A Luxembourg Bill submitted to Parliament will bring numerous changes to the current rules regulating specialised investment funds (SIFs) if voted in, writes Dechert's Financial Services Group.


The Bill provides for changes to the regulatory approval process and includes new provisions with respect to portfolio management, delegation to third parties, risk management and conflicts of interest, according to the law firm.


In terms of third party delegations, SIFs will have to meet conditions such as adequately informing the Luxembourg regulator, the Commission du Surveillance du Secteur Financier (CSSF), and ensuring that the mandate does not prevent the effective supervision of the SIF, among other requirements, Dechert notes.


This means that any delegation and agreements with relevant entities, such as asset services providers, must be disclosed while seeking approvals.


Antonios Nezeritis, Luxembourg funds partner at Dechert, notes that clients are showing the most interest in rules that would require all new funds, or new sub-funds of existing funds, to get approval from the CSSF before launch, however the CSSF has undertaken to turn approvals around in 10 days.


“This [10-day approval] is expected for standard structures and we have been strongly recommending that new promoters obtain approval even if it would take more time, otherwise they risk the CSSF requiring material changes which may negatively impact the product as a whole,” says Nezeritis.


"As third party delegations, such as to fund administrators and asset managers, must be disclosed in the offering document, the approval of the delegation is included in the 10-day approval process for new funds. The same review period will apply for SIFs that already exist and that wish to delegate certain functions,” he adds.


For European, US or Hong Kong jurisdictions or any major financial centre, the new rules on the delegation of investment management functions will not be an issue, but for the more exotic countries, Cayman, Bermuda and others that are not considered regulated jurisdictions, the choices are relatively limited – either find a set-up acceptable to the regulator or replace the investment manager with another entity that fulfils the criteria, notes Nezeritis.

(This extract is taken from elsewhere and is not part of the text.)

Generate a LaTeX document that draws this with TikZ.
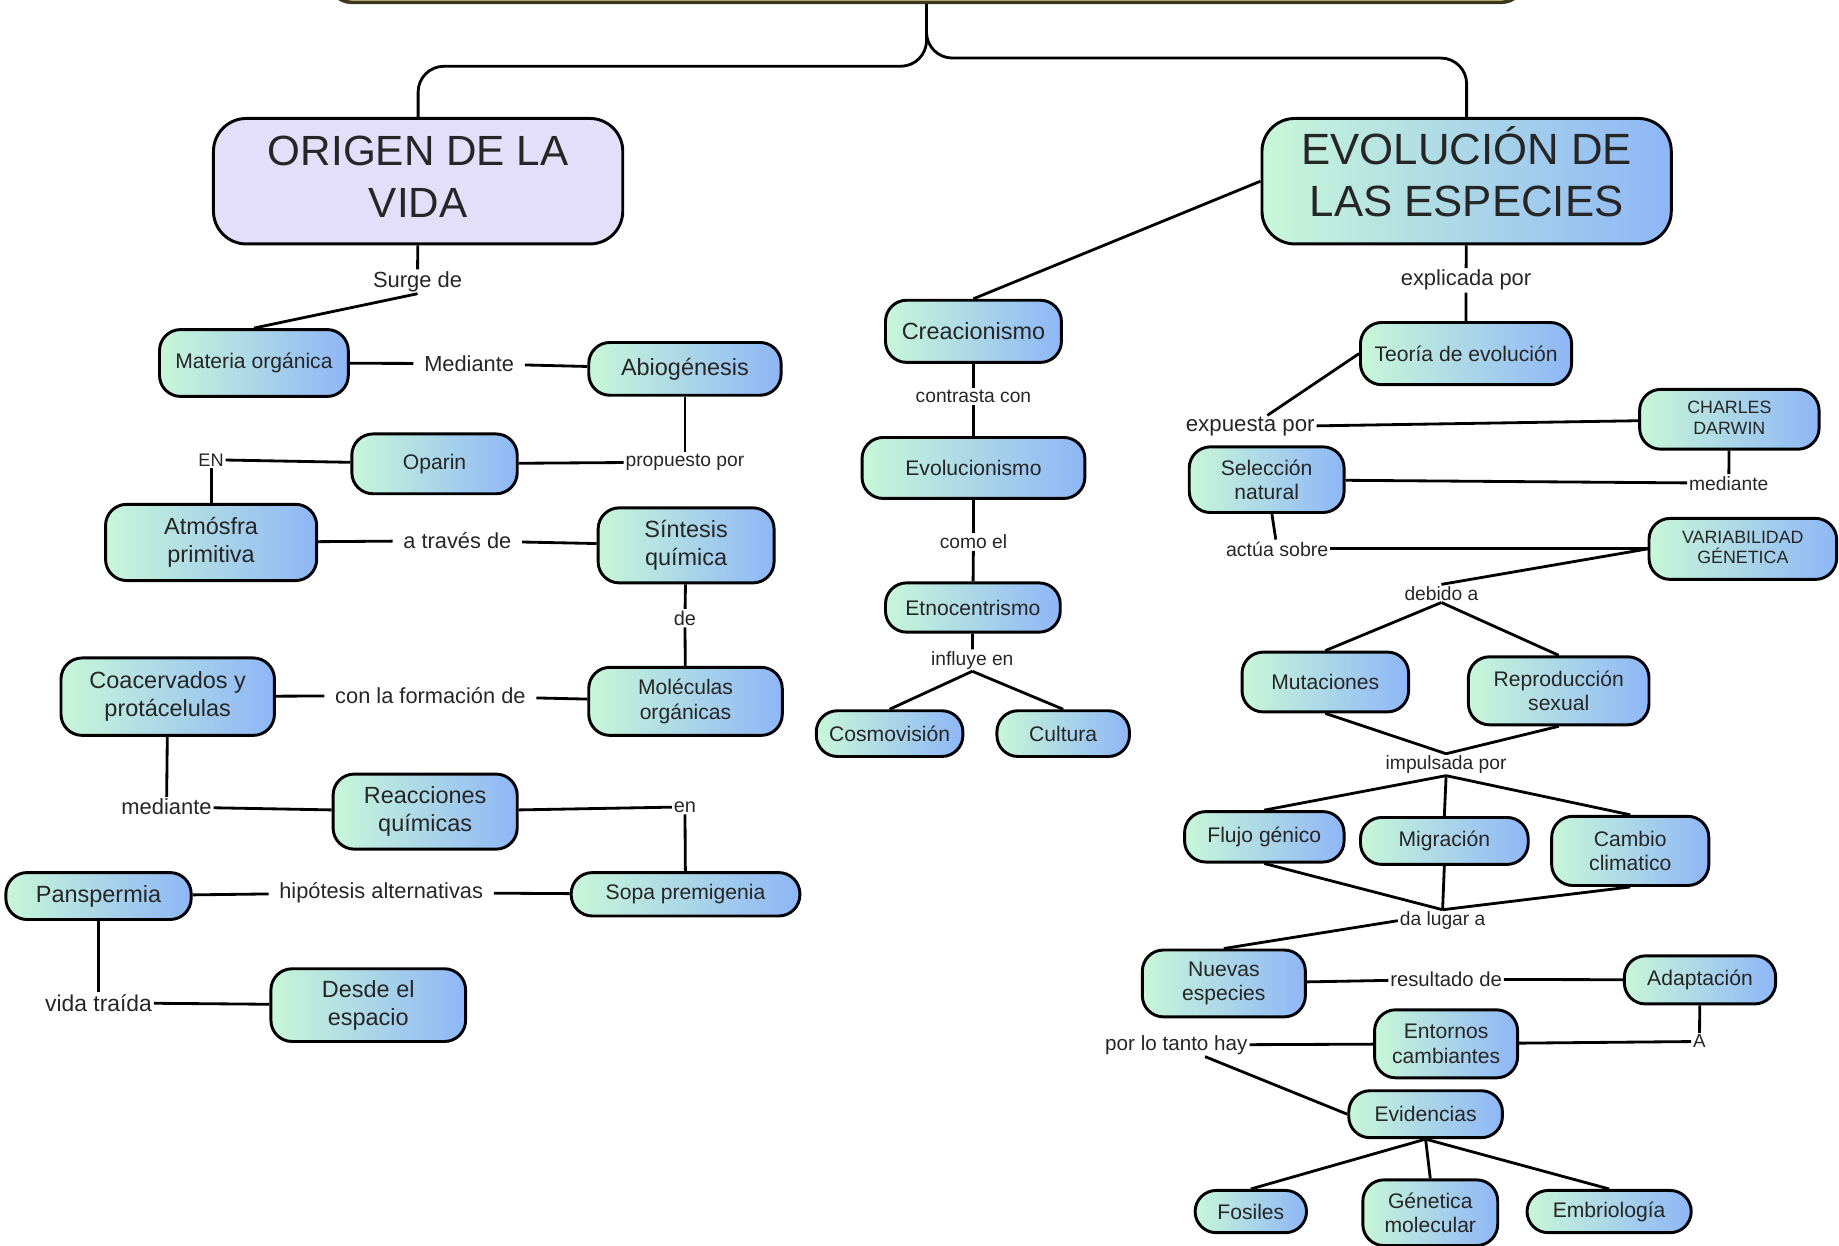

Although the Bill is expected to become law by the end of this year, existing SIFs will have until 30 June 2013 to comply with new requirements on third party delegations. Some three weeks later similar requirements will be coming into force under the Alternative Investment Fund Manager Directive (AIFMD).


“In practice everyone should be ready by that time or they would not be compliant with AIFMD...it is at least giving the opportunity for all funds to comply with the relevant provisions by that period and time,” he says, adding that clients are taking the changes in stride.


Monitoring of risk management and conflicts of interest compliance is scheduled for 30 June 2012, however, Dechert recommends tackling this sooner than later.